Kahvaltının Tarihi Geçmişi
Kahvaltı, “Kahve altı” sözünden türeyen bir sözcüktür ve günün ilk öğünü olma özelliğini taşır. Aç karnına günün ilk kahvesini içmeden önce yenilen bir öğün olması sebebiyle bu isimle anılır. Osmanlı mutfak kültüründe, bilinen iki ana öğünün dışında, kahve içmeden önce yapılan küçük atıştırmaların, mutfaklardaki yerini alması 20. yüzyılın başlarına dayanır.
Kahvaltı, sabahları mideyi rahatlatmak amacı ile genellikle çorba, ekmek, peynir ve reçel tüketilerek yapılır ve ardından günün ilk kahvesi içilirdi. 19. yüzyıl sonlarına doğru ana öğün olarak tanımlanmaya başlayan kahvaltı, her ülkenin geleneklerine göre farklı şekillerde uygulandı. Türkiye’nin zengin bir coğrafi yapıya sahip olması, her bölgeye göre değişen zengin bir kahvaltı kültürü yarattı. Çay içimiyle bütünleşen Türk kahvaltısı çeşitliliği ile de yörelere göre değişiklik gösterir. Beyaz peynir, kaşar peyniri, lor peyniri, tulum peyniri, dil peyniri, sucuk, pastırma, tereyağı, siyah zeytin, yeşil zeytin, pekmez, petek balı, süzme bal, yumurta çeşitleri ve reçeller, Türk kahvaltısında öne çıkan lezzetler arasındadır. Ekmek, simit, börek çeşitleri ve hamur işleri de kahvaltıda tüketilen yiyeceklerdendir.
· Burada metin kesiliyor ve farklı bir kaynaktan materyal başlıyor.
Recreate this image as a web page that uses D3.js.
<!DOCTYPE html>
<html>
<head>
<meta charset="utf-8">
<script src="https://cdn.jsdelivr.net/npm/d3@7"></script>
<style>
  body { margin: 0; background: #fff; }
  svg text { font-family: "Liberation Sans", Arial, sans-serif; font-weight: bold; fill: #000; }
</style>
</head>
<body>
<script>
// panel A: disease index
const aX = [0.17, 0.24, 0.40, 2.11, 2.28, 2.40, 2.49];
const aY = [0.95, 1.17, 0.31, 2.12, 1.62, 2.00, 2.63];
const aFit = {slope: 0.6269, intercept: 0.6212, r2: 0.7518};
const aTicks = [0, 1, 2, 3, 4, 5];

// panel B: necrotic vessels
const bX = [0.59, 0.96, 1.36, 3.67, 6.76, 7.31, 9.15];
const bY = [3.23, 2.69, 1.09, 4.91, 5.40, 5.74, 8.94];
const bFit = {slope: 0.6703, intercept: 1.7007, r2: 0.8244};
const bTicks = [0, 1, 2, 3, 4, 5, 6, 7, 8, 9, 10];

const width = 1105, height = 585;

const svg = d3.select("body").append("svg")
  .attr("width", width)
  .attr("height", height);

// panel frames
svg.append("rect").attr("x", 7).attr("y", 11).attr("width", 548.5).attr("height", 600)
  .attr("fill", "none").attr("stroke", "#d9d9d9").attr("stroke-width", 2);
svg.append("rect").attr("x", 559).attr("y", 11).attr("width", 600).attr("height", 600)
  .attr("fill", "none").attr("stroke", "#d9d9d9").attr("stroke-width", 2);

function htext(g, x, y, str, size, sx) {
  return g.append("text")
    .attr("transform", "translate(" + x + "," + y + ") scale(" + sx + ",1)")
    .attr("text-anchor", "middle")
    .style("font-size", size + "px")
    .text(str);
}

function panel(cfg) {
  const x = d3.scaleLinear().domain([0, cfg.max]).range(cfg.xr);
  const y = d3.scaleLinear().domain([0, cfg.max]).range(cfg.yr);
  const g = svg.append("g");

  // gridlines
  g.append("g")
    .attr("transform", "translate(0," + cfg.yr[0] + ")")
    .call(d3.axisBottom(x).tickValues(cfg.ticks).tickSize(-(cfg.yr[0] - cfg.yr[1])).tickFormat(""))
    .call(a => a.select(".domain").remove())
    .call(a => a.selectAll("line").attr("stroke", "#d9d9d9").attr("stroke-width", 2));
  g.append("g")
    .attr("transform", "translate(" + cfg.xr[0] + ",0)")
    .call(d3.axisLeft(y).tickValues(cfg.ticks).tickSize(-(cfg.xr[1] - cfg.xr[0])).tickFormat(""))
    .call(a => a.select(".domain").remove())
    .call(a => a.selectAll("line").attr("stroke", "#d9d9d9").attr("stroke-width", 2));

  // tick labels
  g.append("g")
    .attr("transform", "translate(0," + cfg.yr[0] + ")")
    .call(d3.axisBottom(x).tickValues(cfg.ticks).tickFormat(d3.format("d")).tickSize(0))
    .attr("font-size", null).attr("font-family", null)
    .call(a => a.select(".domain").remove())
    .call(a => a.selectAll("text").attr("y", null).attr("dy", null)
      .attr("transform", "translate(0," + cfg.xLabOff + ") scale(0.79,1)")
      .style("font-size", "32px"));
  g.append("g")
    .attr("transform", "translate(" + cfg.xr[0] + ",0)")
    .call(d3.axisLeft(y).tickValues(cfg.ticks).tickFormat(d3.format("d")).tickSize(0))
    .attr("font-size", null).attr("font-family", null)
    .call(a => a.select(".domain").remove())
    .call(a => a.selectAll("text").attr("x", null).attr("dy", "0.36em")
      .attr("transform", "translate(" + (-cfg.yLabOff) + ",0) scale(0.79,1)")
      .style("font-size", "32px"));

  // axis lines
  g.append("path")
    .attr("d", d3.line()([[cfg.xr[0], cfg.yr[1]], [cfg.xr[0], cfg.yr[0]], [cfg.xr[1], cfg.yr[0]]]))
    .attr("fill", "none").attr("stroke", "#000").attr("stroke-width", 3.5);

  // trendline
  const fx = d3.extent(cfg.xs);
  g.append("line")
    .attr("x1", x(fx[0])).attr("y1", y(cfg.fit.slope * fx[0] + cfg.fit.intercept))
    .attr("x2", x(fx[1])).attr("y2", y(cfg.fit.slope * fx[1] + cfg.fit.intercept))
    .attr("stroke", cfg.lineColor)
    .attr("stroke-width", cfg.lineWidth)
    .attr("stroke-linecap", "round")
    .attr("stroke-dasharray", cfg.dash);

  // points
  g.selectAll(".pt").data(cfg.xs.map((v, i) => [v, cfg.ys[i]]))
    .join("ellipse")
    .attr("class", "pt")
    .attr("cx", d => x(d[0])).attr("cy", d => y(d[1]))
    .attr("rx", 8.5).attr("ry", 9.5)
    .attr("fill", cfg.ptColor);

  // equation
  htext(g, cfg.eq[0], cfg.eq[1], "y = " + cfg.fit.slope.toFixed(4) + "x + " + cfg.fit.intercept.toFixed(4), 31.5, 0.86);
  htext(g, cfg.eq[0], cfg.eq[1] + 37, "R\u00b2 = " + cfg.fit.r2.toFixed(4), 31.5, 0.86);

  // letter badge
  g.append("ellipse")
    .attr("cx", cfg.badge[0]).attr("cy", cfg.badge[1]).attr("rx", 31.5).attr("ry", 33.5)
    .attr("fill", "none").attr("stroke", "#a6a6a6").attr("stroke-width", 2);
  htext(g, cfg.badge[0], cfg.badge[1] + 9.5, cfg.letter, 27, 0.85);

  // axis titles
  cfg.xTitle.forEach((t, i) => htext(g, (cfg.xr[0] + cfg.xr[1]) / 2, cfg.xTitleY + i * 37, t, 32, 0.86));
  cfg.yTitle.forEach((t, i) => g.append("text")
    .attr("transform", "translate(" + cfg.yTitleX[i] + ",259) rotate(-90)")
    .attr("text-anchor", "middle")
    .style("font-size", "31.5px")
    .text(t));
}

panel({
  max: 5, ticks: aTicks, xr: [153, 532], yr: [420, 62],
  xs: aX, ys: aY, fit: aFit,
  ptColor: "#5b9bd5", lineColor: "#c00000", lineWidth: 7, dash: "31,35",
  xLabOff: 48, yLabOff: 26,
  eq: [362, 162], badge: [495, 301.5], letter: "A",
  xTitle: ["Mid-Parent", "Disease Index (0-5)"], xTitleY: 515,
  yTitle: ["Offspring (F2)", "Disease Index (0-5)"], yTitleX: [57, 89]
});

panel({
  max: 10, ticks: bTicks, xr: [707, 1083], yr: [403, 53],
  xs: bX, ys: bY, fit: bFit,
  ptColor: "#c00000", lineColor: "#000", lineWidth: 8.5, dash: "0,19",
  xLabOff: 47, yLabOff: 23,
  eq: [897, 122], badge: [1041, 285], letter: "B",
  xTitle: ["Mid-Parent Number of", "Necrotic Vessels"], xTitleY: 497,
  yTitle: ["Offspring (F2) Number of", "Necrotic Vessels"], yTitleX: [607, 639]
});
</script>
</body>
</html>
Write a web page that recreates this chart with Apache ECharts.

Türk kahvaltı kültürünü diğer mutfaklardan ayıran en önemli lezzetlerin başında peynir, zeytin, taze sebzeler ve hamur işleri gelir. Ezine ve Edirne’nin koyun peyniri, İzmir’in tulum peyniri, Kars’ın kaşar, gravyer ve çeçil peyniri, Erzincan’ın şavak tulum peyniri, Van’ın otlu peyniri, Konya’nın küflü peyniri, Kayseri’nin çömlek peyniri, Balıkesir ve İzmir’in sepet peyniri, Erzurum’un çivil peyniri, Düzce ve Hendek yöresinde üretilen isli Çerkez peyniri ve Antep’in sıkma peynirinin yanı sıra Marmara, Ege ve Akdeniz kıyılarında yetişen zeytin çeşitleri Türk kahvaltı kültürünün geleneksel değerleridir.